Thursday, February 24, 2011

"dynamic" columns in Hive

One of the presentations at the HBase meetup the other night was on building a query language on top of HBase. No less than 3 people asked "Why not use Hive?". The main reason given was that Hive is too slow for doing simple selects. But, the other thing they really liked about using HBase was that your columns were dynamic -- it's easy to add new fields to your data.

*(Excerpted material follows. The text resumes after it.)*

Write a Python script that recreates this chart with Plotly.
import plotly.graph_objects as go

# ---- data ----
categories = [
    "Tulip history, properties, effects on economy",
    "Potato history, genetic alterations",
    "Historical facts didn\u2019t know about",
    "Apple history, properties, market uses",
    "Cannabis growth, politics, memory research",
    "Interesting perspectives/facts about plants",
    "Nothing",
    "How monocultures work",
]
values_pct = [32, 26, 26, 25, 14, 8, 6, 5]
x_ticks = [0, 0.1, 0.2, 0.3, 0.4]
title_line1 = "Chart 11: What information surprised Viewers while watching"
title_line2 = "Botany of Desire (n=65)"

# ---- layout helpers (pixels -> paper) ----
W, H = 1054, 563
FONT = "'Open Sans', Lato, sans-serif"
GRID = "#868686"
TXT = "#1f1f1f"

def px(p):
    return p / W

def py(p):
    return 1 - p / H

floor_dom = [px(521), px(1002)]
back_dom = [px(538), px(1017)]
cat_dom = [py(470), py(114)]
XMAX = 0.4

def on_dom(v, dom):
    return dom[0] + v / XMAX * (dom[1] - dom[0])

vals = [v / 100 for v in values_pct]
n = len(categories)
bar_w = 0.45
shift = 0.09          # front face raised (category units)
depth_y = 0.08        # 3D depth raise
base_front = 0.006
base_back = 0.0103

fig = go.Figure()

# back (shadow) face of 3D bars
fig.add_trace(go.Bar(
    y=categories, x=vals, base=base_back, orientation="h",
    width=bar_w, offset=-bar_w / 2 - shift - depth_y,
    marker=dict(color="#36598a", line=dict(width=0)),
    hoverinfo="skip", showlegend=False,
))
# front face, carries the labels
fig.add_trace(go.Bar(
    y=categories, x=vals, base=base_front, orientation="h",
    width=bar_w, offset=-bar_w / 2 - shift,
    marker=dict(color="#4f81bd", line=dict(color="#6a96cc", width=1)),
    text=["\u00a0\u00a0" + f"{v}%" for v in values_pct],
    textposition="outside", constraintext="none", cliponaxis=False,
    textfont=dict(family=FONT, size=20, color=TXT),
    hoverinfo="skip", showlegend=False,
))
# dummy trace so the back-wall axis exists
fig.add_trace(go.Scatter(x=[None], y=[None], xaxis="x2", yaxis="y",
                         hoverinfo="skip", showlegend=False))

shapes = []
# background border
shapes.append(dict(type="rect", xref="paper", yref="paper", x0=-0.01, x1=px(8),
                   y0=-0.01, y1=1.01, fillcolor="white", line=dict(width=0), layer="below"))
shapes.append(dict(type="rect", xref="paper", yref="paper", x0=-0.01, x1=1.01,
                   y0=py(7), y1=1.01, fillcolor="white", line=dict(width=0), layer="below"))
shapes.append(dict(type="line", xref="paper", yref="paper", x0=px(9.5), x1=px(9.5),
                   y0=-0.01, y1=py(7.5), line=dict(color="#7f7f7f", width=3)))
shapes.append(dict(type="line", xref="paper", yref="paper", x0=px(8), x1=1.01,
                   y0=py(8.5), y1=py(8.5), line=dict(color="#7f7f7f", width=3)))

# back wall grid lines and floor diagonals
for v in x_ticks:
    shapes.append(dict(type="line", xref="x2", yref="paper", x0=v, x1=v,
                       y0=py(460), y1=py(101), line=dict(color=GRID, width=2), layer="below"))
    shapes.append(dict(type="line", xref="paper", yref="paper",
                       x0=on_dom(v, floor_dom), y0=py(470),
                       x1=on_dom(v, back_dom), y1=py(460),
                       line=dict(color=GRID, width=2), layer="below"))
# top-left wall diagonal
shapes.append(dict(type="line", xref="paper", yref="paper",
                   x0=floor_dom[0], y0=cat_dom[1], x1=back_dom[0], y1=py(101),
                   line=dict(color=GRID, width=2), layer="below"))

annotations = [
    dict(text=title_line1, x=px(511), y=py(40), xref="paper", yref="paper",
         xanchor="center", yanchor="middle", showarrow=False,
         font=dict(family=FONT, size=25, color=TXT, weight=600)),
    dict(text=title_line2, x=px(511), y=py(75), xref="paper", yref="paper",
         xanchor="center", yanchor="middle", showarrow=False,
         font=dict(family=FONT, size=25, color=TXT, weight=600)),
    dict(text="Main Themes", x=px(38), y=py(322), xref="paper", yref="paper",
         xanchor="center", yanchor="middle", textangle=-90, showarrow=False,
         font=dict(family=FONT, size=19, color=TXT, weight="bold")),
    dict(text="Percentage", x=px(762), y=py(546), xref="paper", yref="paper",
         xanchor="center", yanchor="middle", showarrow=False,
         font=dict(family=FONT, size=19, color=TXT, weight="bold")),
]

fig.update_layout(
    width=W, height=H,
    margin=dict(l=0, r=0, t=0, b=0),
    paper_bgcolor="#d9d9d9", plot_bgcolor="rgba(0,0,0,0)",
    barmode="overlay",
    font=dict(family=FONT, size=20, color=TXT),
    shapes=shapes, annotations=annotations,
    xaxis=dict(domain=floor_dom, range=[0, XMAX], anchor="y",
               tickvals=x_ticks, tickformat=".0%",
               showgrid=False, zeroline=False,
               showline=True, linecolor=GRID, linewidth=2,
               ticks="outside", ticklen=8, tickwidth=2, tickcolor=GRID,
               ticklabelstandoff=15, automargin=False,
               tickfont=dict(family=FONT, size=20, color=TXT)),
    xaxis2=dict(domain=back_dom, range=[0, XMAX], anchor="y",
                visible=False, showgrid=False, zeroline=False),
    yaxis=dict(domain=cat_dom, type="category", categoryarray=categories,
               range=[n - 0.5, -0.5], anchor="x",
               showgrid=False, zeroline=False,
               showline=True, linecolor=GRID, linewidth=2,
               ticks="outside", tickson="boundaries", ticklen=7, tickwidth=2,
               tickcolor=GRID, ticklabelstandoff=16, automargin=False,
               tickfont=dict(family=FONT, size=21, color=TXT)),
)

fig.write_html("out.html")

Most of the data we log is in a simple log file format:
  • One record per line, separated by newline.
  • Each record can have one or more fields. Fields are separated by ^A (\001).
  • Each field is a key/value pair separated by ^B (\002). Field order is not specified.
In practice this bascially looks like:
ts=1298598378404/code=403/message=bad referrer: bizo.com/...
(Where / is ^A and = is ^B).

This is a format we chose pretty early on, way before we ever looked at Hive. It turns out to be a great format:

  • Human readable.
  • Trivial to parse in any language.
  • Dynamic -- easy to add/remove fields from your data.
It also turns out that it works really well with Hive. Our typical Hive table looks something like:

create external table api_logs(d map<string,string>)
partitioned by (...)
row format delimited
fields terminated by '\004'
collection items terminated by '\001'
map keys terminated by '\002'
stored as textfile
;
That is, each row is just a single column, which is a map. At first this seemed a little degenerate to me, but it actually models our data perfectly. There are no guarantees about which fields are available, and it's easy to add/remove fields in the data over time. I should mention that this is really just for our report input, typically our report output will be in a fixed format.

If you're using Hive 0.6 or greater, with Hive View support it's also easy to get the best of both worlds.

create view api_errors(ts, code, message) as
select d["ts"], d["code"], d["message"]
from api_logs
where d["code"] >= 400
;
You can even change the type information or transform the data by including a cast or a UDF as part of your view. Creating a view doesn't cause anything to run, or create any additional storage. Its query conditions are basically just merged with subsequent queries on that view.